The Coalition has an arsenal to use against her, and has immediately started to fire its bullets.

“Don’t let Kristina Keneally do to Bennelong what she did to New South Wales,” Turnbull said from the Philippines. “She is Bill Shorten’s handpicked candidate, so obviously Eddie Obeid and Bill Shorten have formed the same view about Kristina Keneally.” Ministers Greg Hunt and Scott Morrison had similar lines.

At this early stage no-one can be confident in predicting how this battle might go. There are more questions than answers.

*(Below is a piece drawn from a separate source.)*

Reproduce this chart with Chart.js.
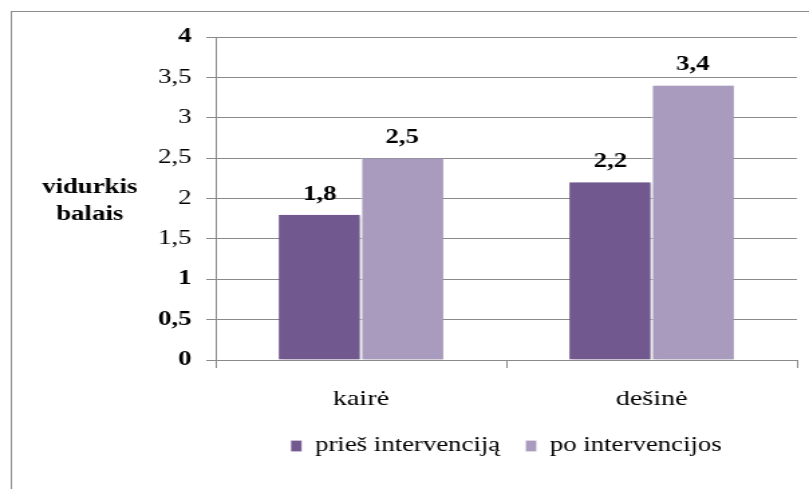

To what extent can the Coalition exploit Keneally’s past if voters just want to lodge a protest against the Turnbull government? How far back will memories stretch, especially when there was no suggestion Keneally was corrupt?

Will state issues play into the campaign, and will the contest become more “local” as time goes on? How important will be the ethnic vote, in particular the big local Chinese community? Will voters sympathise with Alexander over his citizenship oversight, or will they mark him down for an unnecessary byelection?

The ABC’s election analyst Antony Green believes that despite the size of the margin “it’s a competitive contest given the polls and given the profile of Labor’s candidate”. As for Keneally’s past, “it’s the baggage of the current federal government that is the issue rather than the baggage of the state Labor government she led six years ago”.

Labor will run a well-resourced campaign. Shorten doesn’t have as much at stake as Turnbull, but once committed to a nationally known candidate and a high-profile campaign he would be burned by a poor Labor showing.

The December 16 Bennelong result will come after the December 2 New England byelection, which will return Barnaby Joyce, and the Queensland state election, where the outcome is uncertain. It will also follow the internal Coalition arm-wrestle over the detail of implementing same-sex marriage.

Each will play into the government’s fortunes, but the Bennelong outcome might be the most important in how Turnbull goes into the new year.